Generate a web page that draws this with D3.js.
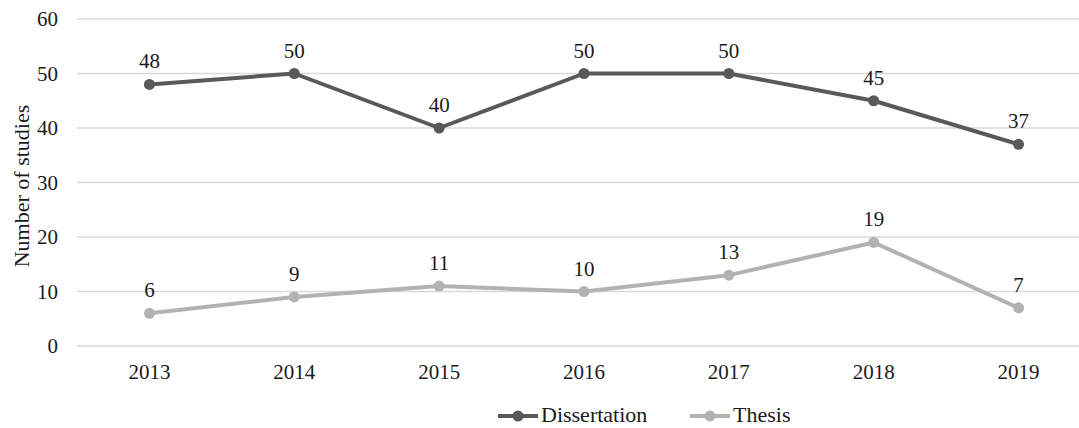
<!DOCTYPE html>
<html>
<head>
<meta charset="utf-8">
<script src="https://cdn.jsdelivr.net/npm/d3@7"></script>
<style>
  html, body { margin: 0; padding: 0; background: #fff; }
  svg { display: block; font-family: "Liberation Serif", "Times New Roman", serif; }
</style>
</head>
<body>
<svg id="chart" width="1079" height="428"></svg>
<script>
const years = ["2013", "2014", "2015", "2016", "2017", "2018", "2019"];
const dissertation = [48, 50, 40, 50, 50, 45, 37];
const thesis = [6, 9, 11, 10, 13, 19, 7];
const yTicks = [0, 10, 20, 30, 40, 50, 60];
const seriesNames = ["Dissertation", "Thesis"];
const seriesColors = ["#595959", "#b2b2b2"];

const svg = d3.select("#chart");
const x = d3.scaleBand().domain(years).range([77, 1091]);
const y = d3.scaleLinear().domain([0, 60]).range([346, 19]);
const cx = d => x(d) + x.bandwidth() / 2;
const textColor = "#1a1a1a";

// horizontal gridlines
svg.append("g").selectAll("line").data(yTicks).join("line")
  .attr("x1", 77).attr("x2", 1091)
  .attr("y1", d => y(d)).attr("y2", d => y(d))
  .attr("stroke", "#d9d9d9").attr("stroke-width", 1.5);

// y tick labels
svg.append("g").selectAll("text").data(yTicks).join("text")
  .attr("x", 58).attr("y", d => y(d)).attr("dy", "0.35em")
  .attr("text-anchor", "end").attr("font-size", 21).attr("fill", textColor)
  .text(d => d);

// x tick labels
svg.append("g").selectAll("text").data(years).join("text")
  .attr("x", d => cx(d)).attr("y", 379)
  .attr("text-anchor", "middle").attr("font-size", 21).attr("fill", textColor)
  .text(d => d);

// y axis title
svg.append("text")
  .attr("transform", "translate(29,186) rotate(-90)")
  .attr("text-anchor", "middle").attr("font-size", 22).attr("fill", textColor)
  .text("Number of studies");

const line = d3.line().x((d, i) => cx(years[i])).y(d => y(d));

[dissertation, thesis].forEach((vals, s) => {
  const g = svg.append("g");
  g.append("path").datum(vals)
    .attr("d", line).attr("fill", "none")
    .attr("stroke", seriesColors[s]).attr("stroke-width", 4)
    .attr("stroke-linejoin", "round");
  g.selectAll("circle").data(vals).join("circle")
    .attr("cx", (d, i) => cx(years[i])).attr("cy", d => y(d)).attr("r", 5.5)
    .attr("fill", seriesColors[s]);
  g.selectAll("text").data(vals).join("text")
    .attr("x", (d, i) => cx(years[i])).attr("y", d => y(d) - 16)
    .attr("text-anchor", "middle").attr("font-size", 21).attr("fill", textColor)
    .text(d => d);
});

// legend
const legendX = [498, 690];
seriesNames.forEach((name, s) => {
  const g = svg.append("g").attr("transform", `translate(${legendX[s]},416)`);
  g.append("line").attr("x1", 0).attr("x2", 40).attr("y1", 0).attr("y2", 0)
    .attr("stroke", seriesColors[s]).attr("stroke-width", 4);
  g.append("circle").attr("cx", 20).attr("cy", 0).attr("r", 5.5).attr("fill", seriesColors[s]);
  g.append("text").attr("x", 43).attr("y", 6)
    .attr("font-size", 22).attr("fill", textColor).text(name);
});
</script>
</body>
</html>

* **SET EXERCISE**
Make an exact copy of the whole listing, but don't bring over any pictures.

* **FINAL RESULT**
Generate a web page that draws this with D3.js.
<!DOCTYPE html>
<html>
<head>
<meta charset="utf-8">
<script src="https://cdn.jsdelivr.net/npm/d3@7"></script>
<style>
  html, body { margin: 0; padding: 0; background: #fff; }
  svg { display: block; font-family: "Liberation Serif", "Times New Roman", serif; }
</style>
</head>
<body>
<svg id="chart" width="1079" height="428"></svg>
<script>
const years = ["2013", "2014", "2015", "2016", "2017", "2018", "2019"];
const dissertation = [48, 50, 40, 50, 50, 45, 37];
const thesis = [6, 9, 11, 10, 13, 19, 7];
const yTicks = [0, 10, 20, 30, 40, 50, 60];
const seriesNames = ["Dissertation", "Thesis"];
const seriesColors = ["#595959", "#b2b2b2"];

const svg = d3.select("#chart");
const x = d3.scaleBand().domain(years).range([77, 1091]);
const y = d3.scaleLinear().domain([0, 60]).range([346, 19]);
const cx = d => x(d) + x.bandwidth() / 2;
const textColor = "#1a1a1a";

// horizontal gridlines
svg.append("g").selectAll("line").data(yTicks).join("line")
  .attr("x1", 77).attr("x2", 1091)
  .attr("y1", d => y(d)).attr("y2", d => y(d))
  .attr("stroke", "#d9d9d9").attr("stroke-width", 1.5);

// y tick labels
svg.append("g").selectAll("text").data(yTicks).join("text")
  .attr("x", 58).attr("y", d => y(d)).attr("dy", "0.35em")
  .attr("text-anchor", "end").attr("font-size", 21).attr("fill", textColor)
  .text(d => d);

// x tick labels
svg.append("g").selectAll("text").data(years).join("text")
  .attr("x", d => cx(d)).attr("y", 379)
  .attr("text-anchor", "middle").attr("font-size", 21).attr("fill", textColor)
  .text(d => d);

// y axis title
svg.append("text")
  .attr("transform", "translate(29,186) rotate(-90)")
  .attr("text-anchor", "middle").attr("font-size", 22).attr("fill", textColor)
  .text("Number of studies");

const line = d3.line().x((d, i) => cx(years[i])).y(d => y(d));

[dissertation, thesis].forEach((vals, s) => {
  const g = svg.append("g");
  g.append("path").datum(vals)
    .attr("d", line).attr("fill", "none")
    .attr("stroke", seriesColors[s]).attr("stroke-width", 4)
    .attr("stroke-linejoin", "round");
  g.selectAll("circle").data(vals).join("circle")
    .attr("cx", (d, i) => cx(years[i])).attr("cy", d => y(d)).attr("r", 5.5)
    .attr("fill", seriesColors[s]);
  g.selectAll("text").data(vals).join("text")
    .attr("x", (d, i) => cx(years[i])).attr("y", d => y(d) - 16)
    .attr("text-anchor", "middle").attr("font-size", 21).attr("fill", textColor)
    .text(d => d);
});

// legend
const legendX = [498, 690];
seriesNames.forEach((name, s) => {
  const g = svg.append("g").attr("transform", `translate(${legendX[s]},416)`);
  g.append("line").attr("x1", 0).attr("x2", 40).attr("y1", 0).attr("y2", 0)
    .attr("stroke", seriesColors[s]).attr("stroke-width", 4);
  g.append("circle").attr("cx", 20).attr("cy", 0).attr("r", 5.5).attr("fill", seriesColors[s]);
  g.append("text").attr("x", 43).attr("y", 6)
    .attr("font-size", 22).attr("fill", textColor).text(name);
});
</script>
</body>
</html>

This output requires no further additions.